Up to and including the line that contains "dash = (0, (4.0, 5.0))", write out each line of the material from its first line, exactly.

* * *

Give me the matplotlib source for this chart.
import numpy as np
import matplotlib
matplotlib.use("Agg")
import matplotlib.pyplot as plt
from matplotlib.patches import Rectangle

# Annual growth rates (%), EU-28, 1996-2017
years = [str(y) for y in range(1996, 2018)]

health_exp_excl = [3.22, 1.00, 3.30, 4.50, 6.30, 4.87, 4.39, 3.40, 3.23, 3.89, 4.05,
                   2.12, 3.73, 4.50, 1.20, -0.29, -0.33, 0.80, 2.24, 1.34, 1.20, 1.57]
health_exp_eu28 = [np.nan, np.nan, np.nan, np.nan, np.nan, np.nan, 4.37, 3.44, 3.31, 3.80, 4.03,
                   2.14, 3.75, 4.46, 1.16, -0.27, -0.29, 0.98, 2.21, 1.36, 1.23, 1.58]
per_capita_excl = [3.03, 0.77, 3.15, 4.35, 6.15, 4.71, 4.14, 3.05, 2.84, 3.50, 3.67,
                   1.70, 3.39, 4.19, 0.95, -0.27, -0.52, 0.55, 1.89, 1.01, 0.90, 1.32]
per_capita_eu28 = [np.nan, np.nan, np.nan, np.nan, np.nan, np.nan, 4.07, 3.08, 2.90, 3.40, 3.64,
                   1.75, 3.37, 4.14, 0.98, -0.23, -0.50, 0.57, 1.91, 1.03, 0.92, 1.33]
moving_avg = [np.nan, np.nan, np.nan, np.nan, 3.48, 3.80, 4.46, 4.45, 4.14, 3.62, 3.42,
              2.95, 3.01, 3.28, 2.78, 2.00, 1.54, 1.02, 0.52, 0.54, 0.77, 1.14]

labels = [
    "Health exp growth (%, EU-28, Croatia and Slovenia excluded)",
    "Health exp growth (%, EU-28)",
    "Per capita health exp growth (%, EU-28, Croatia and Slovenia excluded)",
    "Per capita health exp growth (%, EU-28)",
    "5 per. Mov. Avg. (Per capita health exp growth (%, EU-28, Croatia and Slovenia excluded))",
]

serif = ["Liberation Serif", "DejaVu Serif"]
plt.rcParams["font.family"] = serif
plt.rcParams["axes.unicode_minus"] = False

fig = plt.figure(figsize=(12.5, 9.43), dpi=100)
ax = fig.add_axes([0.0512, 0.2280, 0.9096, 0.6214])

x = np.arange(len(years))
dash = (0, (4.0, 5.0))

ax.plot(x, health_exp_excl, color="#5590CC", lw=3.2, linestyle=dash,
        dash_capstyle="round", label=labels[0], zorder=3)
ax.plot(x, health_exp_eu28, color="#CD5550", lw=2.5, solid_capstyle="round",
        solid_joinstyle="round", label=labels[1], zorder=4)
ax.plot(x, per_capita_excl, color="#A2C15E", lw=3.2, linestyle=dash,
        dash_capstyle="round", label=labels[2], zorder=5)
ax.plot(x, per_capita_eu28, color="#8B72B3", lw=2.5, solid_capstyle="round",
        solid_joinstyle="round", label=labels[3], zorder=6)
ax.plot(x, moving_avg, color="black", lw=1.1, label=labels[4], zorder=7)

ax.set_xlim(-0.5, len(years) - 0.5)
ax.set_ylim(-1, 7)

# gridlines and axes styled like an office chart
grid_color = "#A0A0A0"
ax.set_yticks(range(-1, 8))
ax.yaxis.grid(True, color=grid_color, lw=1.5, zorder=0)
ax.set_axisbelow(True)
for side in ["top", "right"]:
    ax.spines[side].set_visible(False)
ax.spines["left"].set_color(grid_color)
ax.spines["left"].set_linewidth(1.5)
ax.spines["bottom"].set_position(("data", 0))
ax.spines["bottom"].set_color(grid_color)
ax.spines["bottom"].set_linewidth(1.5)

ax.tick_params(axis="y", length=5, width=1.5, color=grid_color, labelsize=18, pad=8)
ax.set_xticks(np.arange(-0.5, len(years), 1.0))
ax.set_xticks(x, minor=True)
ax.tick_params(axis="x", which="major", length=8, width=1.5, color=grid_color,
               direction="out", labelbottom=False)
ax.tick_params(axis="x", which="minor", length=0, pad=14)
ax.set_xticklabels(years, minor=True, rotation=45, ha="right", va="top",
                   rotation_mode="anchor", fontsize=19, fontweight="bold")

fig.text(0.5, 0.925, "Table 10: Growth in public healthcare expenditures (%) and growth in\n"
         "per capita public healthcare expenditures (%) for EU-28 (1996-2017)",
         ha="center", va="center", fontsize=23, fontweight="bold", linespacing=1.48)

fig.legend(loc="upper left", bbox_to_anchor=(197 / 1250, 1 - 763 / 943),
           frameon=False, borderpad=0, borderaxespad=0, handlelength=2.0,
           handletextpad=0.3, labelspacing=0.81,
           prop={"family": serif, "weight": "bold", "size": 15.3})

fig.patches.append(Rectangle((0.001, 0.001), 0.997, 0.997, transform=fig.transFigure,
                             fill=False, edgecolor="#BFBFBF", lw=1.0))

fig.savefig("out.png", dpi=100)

* * *

*Task result:*
Give me the matplotlib source for this chart.
import numpy as np
import matplotlib
matplotlib.use("Agg")
import matplotlib.pyplot as plt
from matplotlib.patches import Rectangle

# Annual growth rates (%), EU-28, 1996-2017
years = [str(y) for y in range(1996, 2018)]

health_exp_excl = [3.22, 1.00, 3.30, 4.50, 6.30, 4.87, 4.39, 3.40, 3.23, 3.89, 4.05,
                   2.12, 3.73, 4.50, 1.20, -0.29, -0.33, 0.80, 2.24, 1.34, 1.20, 1.57]
health_exp_eu28 = [np.nan, np.nan, np.nan, np.nan, np.nan, np.nan, 4.37, 3.44, 3.31, 3.80, 4.03,
                   2.14, 3.75, 4.46, 1.16, -0.27, -0.29, 0.98, 2.21, 1.36, 1.23, 1.58]
per_capita_excl = [3.03, 0.77, 3.15, 4.35, 6.15, 4.71, 4.14, 3.05, 2.84, 3.50, 3.67,
                   1.70, 3.39, 4.19, 0.95, -0.27, -0.52, 0.55, 1.89, 1.01, 0.90, 1.32]
per_capita_eu28 = [np.nan, np.nan, np.nan, np.nan, np.nan, np.nan, 4.07, 3.08, 2.90, 3.40, 3.64,
                   1.75, 3.37, 4.14, 0.98, -0.23, -0.50, 0.57, 1.91, 1.03, 0.92, 1.33]
moving_avg = [np.nan, np.nan, np.nan, np.nan, 3.48, 3.80, 4.46, 4.45, 4.14, 3.62, 3.42,
              2.95, 3.01, 3.28, 2.78, 2.00, 1.54, 1.02, 0.52, 0.54, 0.77, 1.14]

labels = [
    "Health exp growth (%, EU-28, Croatia and Slovenia excluded)",
    "Health exp growth (%, EU-28)",
    "Per capita health exp growth (%, EU-28, Croatia and Slovenia excluded)",
    "Per capita health exp growth (%, EU-28)",
    "5 per. Mov. Avg. (Per capita health exp growth (%, EU-28, Croatia and Slovenia excluded))",
]

serif = ["Liberation Serif", "DejaVu Serif"]
plt.rcParams["font.family"] = serif
plt.rcParams["axes.unicode_minus"] = False

fig = plt.figure(figsize=(12.5, 9.43), dpi=100)
ax = fig.add_axes([0.0512, 0.2280, 0.9096, 0.6214])

x = np.arange(len(years))
dash = (0, (4.0, 5.0))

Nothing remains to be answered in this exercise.